Eurocom controls Bezeq through a chain of holdings that threads its way from Internet Gold to B Communications, which has a 31.1% direct stake in the phone company. As a result, Eurocom controls about one third of Bezeq's voting rights through an indirect stake totaling just 19.89% of its capital. The group insisted that the gap between the two figures is too insignificant to justify the concerns at the basis of the committee's recommendations for wedge companies, and that Bezeq should therefore be exempt.
The group pointed out that Eurocom's equity interest in Bezeq exceeds NIS 1 billion, representing most of controlling owner Shaul Elovitch's worth. It would therefore be unreasonable to assume he'd take the sort of unsubstantiated risks referred to by the committee in the chapter of its report dealing with wedge companies, the position paper said.

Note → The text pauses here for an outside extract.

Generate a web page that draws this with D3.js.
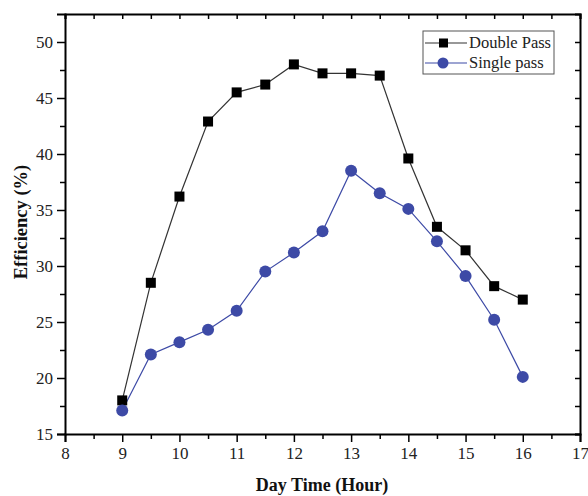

Bezeq operates in a regulated field, the group added, and therefore shouldn't be subject to rules concerning wedge companies. Furthermore, the alternatives suggested by the committee for controlling owners aren't relevant, it charged: The ownership stake can't be raised to 51% due to the enormous amount of capital this would require, and reducing the stake isn't realistic due to regulations requiring a minimum level for the controlling core.